Input rows:
-------------------------
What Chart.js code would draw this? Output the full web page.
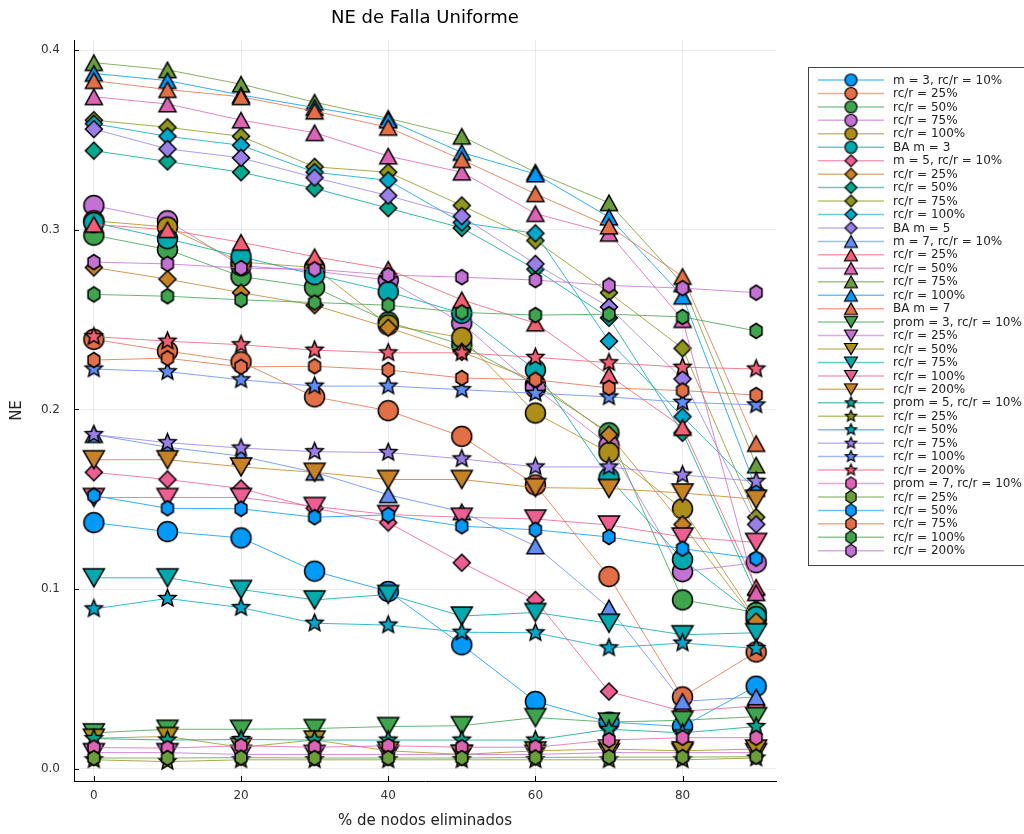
-------------------------
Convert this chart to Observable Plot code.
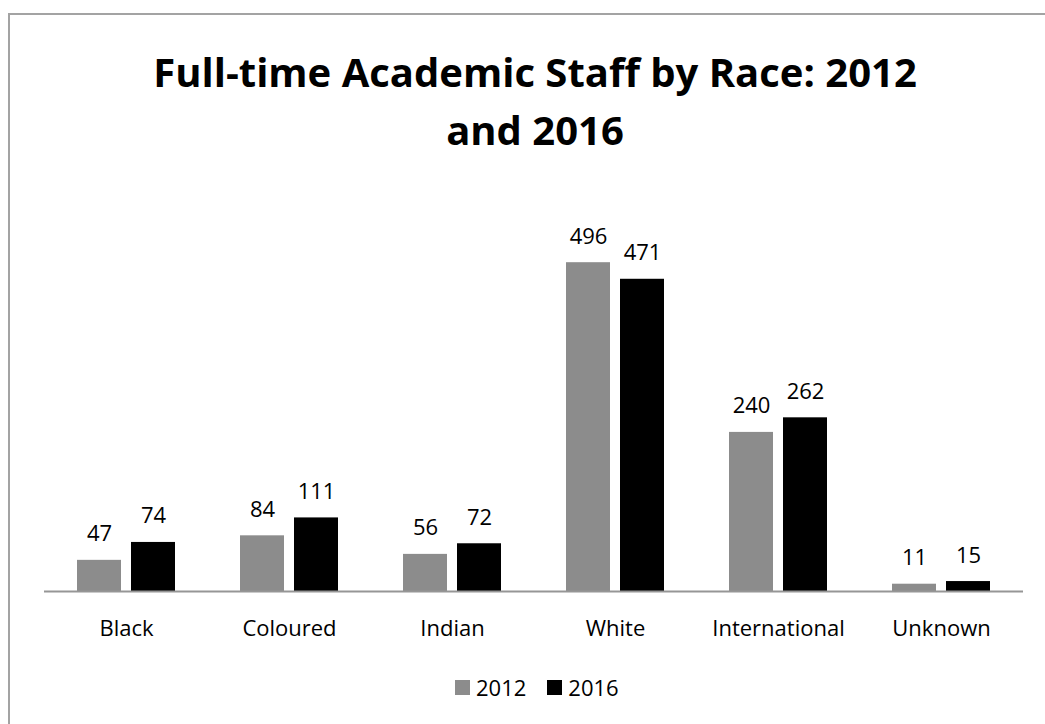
-------------------------
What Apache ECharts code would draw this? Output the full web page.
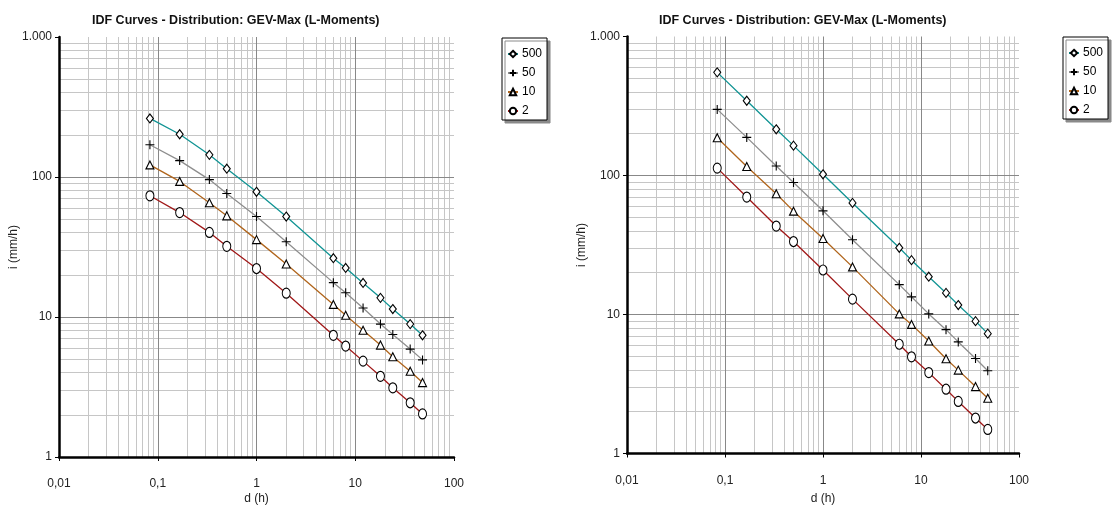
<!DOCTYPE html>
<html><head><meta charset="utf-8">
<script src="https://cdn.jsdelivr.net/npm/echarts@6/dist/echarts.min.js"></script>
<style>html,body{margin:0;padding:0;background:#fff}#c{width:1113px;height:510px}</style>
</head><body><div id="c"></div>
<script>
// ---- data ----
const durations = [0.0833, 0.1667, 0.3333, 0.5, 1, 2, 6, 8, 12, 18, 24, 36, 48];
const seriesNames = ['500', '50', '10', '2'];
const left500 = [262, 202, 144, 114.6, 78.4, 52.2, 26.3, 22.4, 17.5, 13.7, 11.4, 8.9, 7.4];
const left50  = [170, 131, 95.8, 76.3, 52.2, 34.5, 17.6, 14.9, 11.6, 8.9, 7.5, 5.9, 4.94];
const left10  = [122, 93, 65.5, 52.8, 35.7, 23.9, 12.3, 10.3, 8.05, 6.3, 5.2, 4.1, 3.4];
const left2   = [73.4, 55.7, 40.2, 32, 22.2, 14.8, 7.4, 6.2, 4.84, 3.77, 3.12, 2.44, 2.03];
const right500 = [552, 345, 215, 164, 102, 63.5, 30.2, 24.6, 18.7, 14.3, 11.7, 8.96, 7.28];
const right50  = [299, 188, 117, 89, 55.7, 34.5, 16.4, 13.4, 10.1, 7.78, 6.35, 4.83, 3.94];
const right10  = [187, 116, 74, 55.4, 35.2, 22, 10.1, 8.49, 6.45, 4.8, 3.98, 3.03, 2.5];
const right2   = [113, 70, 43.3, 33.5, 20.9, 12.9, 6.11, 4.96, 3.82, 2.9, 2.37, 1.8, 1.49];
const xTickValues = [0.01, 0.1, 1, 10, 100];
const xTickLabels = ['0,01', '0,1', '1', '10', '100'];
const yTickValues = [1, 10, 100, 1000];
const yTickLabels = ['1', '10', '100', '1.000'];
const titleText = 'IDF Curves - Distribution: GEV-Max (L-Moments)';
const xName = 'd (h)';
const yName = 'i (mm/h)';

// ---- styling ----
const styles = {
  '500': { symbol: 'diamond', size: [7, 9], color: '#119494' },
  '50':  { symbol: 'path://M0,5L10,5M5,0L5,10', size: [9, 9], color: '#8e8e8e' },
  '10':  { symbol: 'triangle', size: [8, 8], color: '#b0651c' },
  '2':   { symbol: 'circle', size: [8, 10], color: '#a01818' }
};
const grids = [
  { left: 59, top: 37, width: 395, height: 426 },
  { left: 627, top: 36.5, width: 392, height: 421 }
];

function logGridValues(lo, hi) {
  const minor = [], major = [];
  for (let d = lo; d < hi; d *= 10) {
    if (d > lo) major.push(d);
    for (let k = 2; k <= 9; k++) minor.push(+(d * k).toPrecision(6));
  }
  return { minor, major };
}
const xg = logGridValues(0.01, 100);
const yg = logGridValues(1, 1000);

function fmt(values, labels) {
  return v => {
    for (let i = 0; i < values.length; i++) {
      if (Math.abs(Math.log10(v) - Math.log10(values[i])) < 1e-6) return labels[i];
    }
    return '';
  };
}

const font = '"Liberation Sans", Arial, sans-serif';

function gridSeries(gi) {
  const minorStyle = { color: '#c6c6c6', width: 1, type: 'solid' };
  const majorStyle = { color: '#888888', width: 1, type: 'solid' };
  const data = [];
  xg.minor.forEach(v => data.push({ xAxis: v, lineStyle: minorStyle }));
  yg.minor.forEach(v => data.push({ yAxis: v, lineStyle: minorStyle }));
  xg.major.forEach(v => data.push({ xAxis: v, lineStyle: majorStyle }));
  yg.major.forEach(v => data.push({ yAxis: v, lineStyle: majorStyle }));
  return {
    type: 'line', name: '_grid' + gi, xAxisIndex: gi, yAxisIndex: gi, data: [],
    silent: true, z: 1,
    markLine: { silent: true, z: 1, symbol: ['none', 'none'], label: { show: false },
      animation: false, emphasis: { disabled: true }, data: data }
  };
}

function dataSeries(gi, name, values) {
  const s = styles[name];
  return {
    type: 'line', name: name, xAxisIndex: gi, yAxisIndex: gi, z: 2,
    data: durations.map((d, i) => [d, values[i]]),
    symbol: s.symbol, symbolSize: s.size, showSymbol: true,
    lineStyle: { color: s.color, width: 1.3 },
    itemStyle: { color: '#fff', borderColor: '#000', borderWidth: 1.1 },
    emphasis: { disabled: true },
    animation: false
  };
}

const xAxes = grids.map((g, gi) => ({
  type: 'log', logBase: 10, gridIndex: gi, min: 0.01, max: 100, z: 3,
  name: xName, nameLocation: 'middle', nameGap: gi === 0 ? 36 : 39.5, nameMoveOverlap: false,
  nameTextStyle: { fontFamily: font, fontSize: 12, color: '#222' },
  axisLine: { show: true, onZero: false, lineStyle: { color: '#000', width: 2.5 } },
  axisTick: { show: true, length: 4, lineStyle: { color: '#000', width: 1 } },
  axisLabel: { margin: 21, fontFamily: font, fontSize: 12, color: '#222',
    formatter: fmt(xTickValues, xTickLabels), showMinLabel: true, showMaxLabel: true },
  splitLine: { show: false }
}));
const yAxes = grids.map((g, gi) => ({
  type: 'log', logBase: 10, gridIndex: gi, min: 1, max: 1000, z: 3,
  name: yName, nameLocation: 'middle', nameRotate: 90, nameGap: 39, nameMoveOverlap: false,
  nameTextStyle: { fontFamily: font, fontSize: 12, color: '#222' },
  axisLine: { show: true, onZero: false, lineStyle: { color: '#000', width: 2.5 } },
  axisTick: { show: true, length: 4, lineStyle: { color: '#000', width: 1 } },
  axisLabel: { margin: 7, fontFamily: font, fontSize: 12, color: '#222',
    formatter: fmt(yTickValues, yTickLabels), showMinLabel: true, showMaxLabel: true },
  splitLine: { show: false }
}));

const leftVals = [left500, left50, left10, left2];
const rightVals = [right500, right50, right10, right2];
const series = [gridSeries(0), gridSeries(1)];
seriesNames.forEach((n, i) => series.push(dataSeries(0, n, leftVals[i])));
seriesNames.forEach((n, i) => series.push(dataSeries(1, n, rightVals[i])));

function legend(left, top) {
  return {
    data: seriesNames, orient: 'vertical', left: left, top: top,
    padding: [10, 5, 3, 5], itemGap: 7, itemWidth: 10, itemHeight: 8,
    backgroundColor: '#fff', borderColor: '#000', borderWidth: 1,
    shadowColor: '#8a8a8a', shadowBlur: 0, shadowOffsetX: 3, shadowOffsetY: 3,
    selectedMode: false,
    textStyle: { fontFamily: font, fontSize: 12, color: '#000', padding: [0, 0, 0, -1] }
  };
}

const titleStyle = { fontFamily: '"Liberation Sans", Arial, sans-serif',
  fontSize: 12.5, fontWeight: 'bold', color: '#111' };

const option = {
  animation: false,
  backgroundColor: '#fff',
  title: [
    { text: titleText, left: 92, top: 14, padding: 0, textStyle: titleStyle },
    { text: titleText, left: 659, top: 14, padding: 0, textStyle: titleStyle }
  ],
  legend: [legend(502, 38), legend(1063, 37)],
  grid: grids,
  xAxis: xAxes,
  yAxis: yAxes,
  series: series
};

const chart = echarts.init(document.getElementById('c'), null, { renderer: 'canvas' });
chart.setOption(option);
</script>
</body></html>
-------------------------
Exercise objective: Identify every line holding the word "would" and copy it out.

Written reply:
What Chart.js code would draw this? Output the full web page.
What Apache ECharts code would draw this? Output the full web page.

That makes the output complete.